- **Exercise**: Starting with the first line of the data below, copy each line up to and including the one containing "const yTicks = [0, 0.5, 1, 1.5, 2, 2.5, 3, 3.5];". Pictures stay out.

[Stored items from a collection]

+ + + +

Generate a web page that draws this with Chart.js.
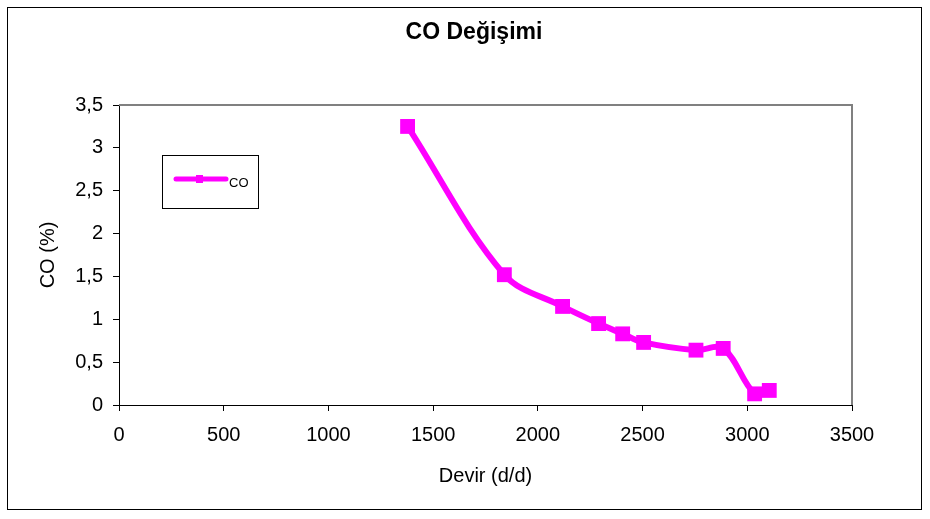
<!DOCTYPE html>
<html>
<head>
<meta charset="utf-8">
<title>CO Değişimi</title>
<script src="https://cdn.jsdelivr.net/npm/chart.js@4.4.1/dist/chart.umd.min.js"></script>
<style>
  html, body { margin: 0; padding: 0; background: #fff; }
  #wrap { width: 930px; height: 519px; }
</style>
</head>
<body>
<div id="wrap"><canvas id="myChart" width="930" height="519"></canvas></div>
<script>
// devir (d/d) ve CO (%) olcumleri
const devir = [1378, 1840, 2118, 2290, 2405, 2505, 2755, 2885, 3035, 3105];
const coValues = [3.25, 1.52, 1.15, 0.95, 0.83, 0.73, 0.64, 0.66, 0.13, 0.17];
const xTicks = [0, 500, 1000, 1500, 2000, 2500, 3000, 3500];
const yTicks = [0, 0.5, 1, 1.5, 2, 2.5, 3, 3.5];

const FONT = "'Liberation Sans', Arial, sans-serif";
const MAGENTA = '#ff00ff';

const points = devir.map(function (d, i) { return { x: d, y: coValues[i] }; });

// border, title and legend box, drawn around the plot
const frame = {
  id: 'frame',
  afterDraw: function (chart) {
    const c = chart.ctx;
    const a = chart.chartArea;
    c.save();
    // outer border
    c.strokeStyle = '#000';
    c.lineWidth = 1;
    c.strokeRect(7.5, 7.5, 914, 502);
    // gray top/right edge of the plot area
    c.strokeStyle = '#808080';
    c.lineWidth = 2;
    c.beginPath();
    c.moveTo(a.left, a.top);
    c.lineTo(a.right, a.top);
    c.lineTo(a.right, a.bottom);
    c.stroke();
    // title
    c.fillStyle = '#000';
    c.font = 'bold 23px ' + FONT;
    c.textAlign = 'center';
    c.textBaseline = 'middle';
    c.fillText('CO Değişimi', 474, 33);
    // legend
    c.strokeStyle = '#000';
    c.lineWidth = 1;
    c.strokeRect(162.5, 155.5, 96, 53);
    c.strokeStyle = MAGENTA;
    c.lineWidth = 5;
    c.lineCap = 'round';
    c.beginPath();
    c.moveTo(176, 179);
    c.lineTo(226, 179);
    c.stroke();
    c.fillStyle = MAGENTA;
    c.fillRect(196, 175, 7, 8);
    c.fillStyle = '#000';
    c.font = '13px ' + FONT;
    c.textAlign = 'left';
    c.textBaseline = 'alphabetic';
    c.fillText(chart.data.datasets[0].label, 229, 187);
    c.restore();
  }
};

const ctx = document.getElementById('myChart').getContext('2d');

let myChart = new Chart(ctx, {
  type: 'scatter',
  data: {
    datasets: [{
      label: 'CO',
      data: points,
      showLine: true,
      tension: 0.35,
      borderColor: MAGENTA,
      backgroundColor: MAGENTA,
      borderWidth: 6,
      pointStyle: 'rect',
      pointRadius: 10.5,
      pointBorderWidth: 0,
      pointHoverRadius: 10.5
    }]
  },
  options: {
    responsive: false,
    animation: false,
    layout: { padding: { top: 105, right: 78, left: 0, bottom: 0 } },
    plugins: {
      legend: { display: false },
      title: { display: false },
      tooltip: { enabled: false }
    },
    scales: {
      x: {
        type: 'linear',
        min: 0,
        max: 3500,
        afterFit: function (s) { s.height = 114; },
        afterBuildTicks: function (s) { s.ticks = xTicks.map(function (v) { return { value: v }; }); },
        ticks: {
          color: '#000',
          padding: 12,
          font: { family: FONT, size: 20 },
          callback: function (v) { return String(v); }
        },
        grid: { drawOnChartArea: false, tickLength: 6, color: '#000' },
        border: { color: '#000', width: 1 },
        title: {
          display: true,
          text: 'Devir (d/d)',
          color: '#000',
          font: { family: FONT, size: 20 },
          padding: { top: 0, bottom: 31 }
        }
      },
      y: {
        min: 0,
        max: 3.5,
        afterFit: function (s) { s.width = 119; },
        afterBuildTicks: function (s) { s.ticks = yTicks.map(function (v) { return { value: v }; }); },
        ticks: {
          color: '#000',
          padding: 10,
          font: { family: FONT, size: 20 },
          callback: function (v) { return String(v).replace('.', ','); }
        },
        grid: { drawOnChartArea: false, tickLength: 6, color: '#000' },
        border: { color: '#000', width: 1 },
        title: {
          display: true,
          text: 'CO (%)',
          color: '#000',
          font: { family: FONT, size: 20 },
          padding: { top: 36, bottom: 0 }
        }
      }
    }
  },
  plugins: [frame]
});
</script>
</body>
</html>
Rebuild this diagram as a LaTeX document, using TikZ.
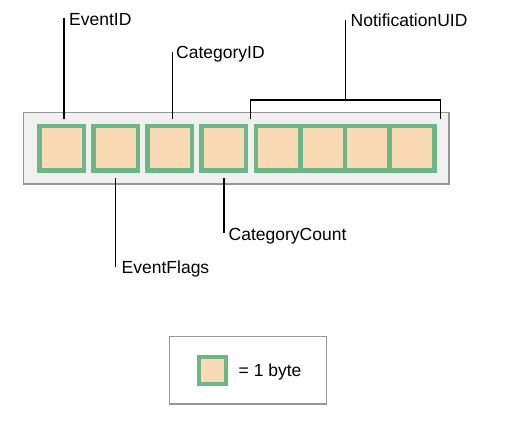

+ + + +

- **Solution for this problem**:
Generate a web page that draws this with Chart.js.
<!DOCTYPE html>
<html>
<head>
<meta charset="utf-8">
<title>CO Değişimi</title>
<script src="https://cdn.jsdelivr.net/npm/chart.js@4.4.1/dist/chart.umd.min.js"></script>
<style>
  html, body { margin: 0; padding: 0; background: #fff; }
  #wrap { width: 930px; height: 519px; }
</style>
</head>
<body>
<div id="wrap"><canvas id="myChart" width="930" height="519"></canvas></div>
<script>
// devir (d/d) ve CO (%) olcumleri
const devir = [1378, 1840, 2118, 2290, 2405, 2505, 2755, 2885, 3035, 3105];
const coValues = [3.25, 1.52, 1.15, 0.95, 0.83, 0.73, 0.64, 0.66, 0.13, 0.17];
const xTicks = [0, 500, 1000, 1500, 2000, 2500, 3000, 3500];
const yTicks = [0, 0.5, 1, 1.5, 2, 2.5, 3, 3.5];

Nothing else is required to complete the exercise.